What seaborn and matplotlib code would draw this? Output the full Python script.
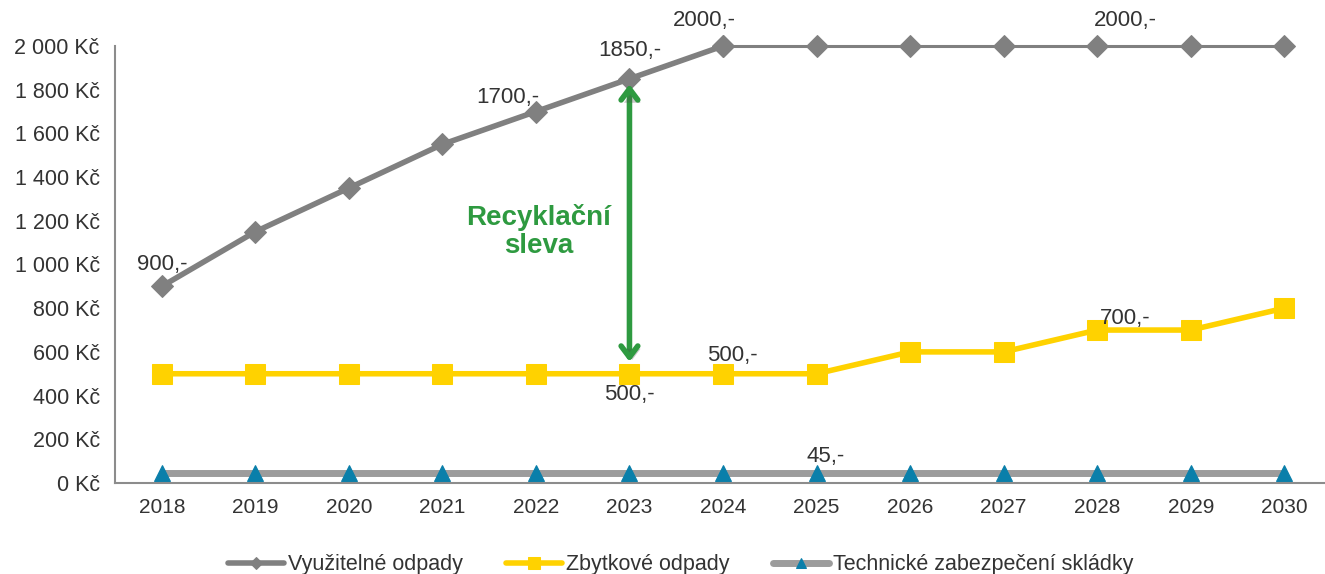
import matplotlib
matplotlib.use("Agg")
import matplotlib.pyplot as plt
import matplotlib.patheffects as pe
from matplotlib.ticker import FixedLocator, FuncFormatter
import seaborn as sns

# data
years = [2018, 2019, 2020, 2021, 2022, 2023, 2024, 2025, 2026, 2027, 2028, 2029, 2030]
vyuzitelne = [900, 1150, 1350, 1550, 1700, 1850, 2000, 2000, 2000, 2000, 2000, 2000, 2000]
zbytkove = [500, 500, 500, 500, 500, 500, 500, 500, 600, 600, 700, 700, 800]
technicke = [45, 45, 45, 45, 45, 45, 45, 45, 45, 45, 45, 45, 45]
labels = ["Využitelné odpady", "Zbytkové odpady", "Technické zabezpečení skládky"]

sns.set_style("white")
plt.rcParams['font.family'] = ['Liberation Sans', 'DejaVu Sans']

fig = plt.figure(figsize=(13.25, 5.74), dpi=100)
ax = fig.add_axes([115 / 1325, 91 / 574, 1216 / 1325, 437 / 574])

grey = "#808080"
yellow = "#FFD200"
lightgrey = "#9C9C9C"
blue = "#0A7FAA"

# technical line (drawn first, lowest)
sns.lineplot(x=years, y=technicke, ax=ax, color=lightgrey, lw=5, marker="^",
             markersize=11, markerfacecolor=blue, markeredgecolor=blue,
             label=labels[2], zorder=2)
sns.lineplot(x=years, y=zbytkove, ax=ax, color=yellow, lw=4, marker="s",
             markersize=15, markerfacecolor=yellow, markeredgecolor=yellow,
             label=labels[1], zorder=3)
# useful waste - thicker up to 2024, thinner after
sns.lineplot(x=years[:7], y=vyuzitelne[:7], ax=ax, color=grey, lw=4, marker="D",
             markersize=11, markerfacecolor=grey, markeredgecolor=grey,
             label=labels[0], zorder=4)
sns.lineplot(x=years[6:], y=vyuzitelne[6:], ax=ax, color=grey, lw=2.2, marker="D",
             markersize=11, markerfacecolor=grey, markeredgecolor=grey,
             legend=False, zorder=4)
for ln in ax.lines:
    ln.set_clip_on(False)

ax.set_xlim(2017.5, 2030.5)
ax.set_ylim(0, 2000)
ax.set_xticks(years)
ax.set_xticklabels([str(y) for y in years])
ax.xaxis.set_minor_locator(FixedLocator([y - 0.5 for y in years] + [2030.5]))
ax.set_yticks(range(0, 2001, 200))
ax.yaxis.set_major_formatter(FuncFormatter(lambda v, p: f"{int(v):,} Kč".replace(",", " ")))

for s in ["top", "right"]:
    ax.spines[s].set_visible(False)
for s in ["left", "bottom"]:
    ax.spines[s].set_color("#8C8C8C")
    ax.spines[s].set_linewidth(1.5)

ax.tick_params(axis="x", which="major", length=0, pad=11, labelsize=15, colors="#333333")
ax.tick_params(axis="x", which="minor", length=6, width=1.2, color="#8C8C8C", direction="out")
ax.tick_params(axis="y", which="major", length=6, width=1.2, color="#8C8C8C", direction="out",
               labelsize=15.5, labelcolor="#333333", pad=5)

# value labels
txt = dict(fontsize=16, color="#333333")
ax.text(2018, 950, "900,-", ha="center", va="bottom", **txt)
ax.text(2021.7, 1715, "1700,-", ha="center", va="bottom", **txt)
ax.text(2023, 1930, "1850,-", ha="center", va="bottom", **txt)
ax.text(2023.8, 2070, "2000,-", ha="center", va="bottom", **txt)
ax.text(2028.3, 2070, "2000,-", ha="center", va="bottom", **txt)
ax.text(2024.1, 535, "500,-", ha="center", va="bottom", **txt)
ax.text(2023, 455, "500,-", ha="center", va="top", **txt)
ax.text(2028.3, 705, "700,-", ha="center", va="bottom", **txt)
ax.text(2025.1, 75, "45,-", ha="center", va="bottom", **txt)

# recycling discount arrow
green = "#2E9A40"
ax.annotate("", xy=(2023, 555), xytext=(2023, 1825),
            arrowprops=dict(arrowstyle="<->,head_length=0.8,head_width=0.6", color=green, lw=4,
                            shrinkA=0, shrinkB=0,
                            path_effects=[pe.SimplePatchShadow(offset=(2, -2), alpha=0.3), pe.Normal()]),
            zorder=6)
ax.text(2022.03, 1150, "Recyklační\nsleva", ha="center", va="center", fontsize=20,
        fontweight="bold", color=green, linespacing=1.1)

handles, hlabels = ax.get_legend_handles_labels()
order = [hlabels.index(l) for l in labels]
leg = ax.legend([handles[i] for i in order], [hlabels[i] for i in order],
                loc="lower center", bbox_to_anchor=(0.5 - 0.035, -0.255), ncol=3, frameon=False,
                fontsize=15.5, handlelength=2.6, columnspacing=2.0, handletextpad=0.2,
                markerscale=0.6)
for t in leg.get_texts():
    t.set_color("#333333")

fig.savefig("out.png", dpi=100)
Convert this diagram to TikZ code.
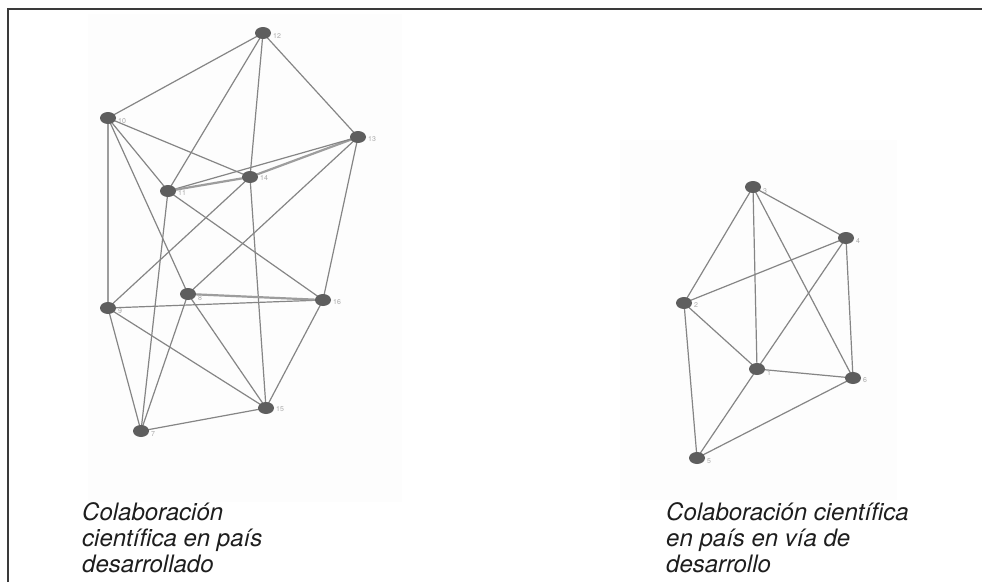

——————————

## Task description:
Pick out and copy the lines of the entries that hold the string "seaborn".

## Solution:
What seaborn and matplotlib code would draw this? Output the full Python script.
import seaborn as sns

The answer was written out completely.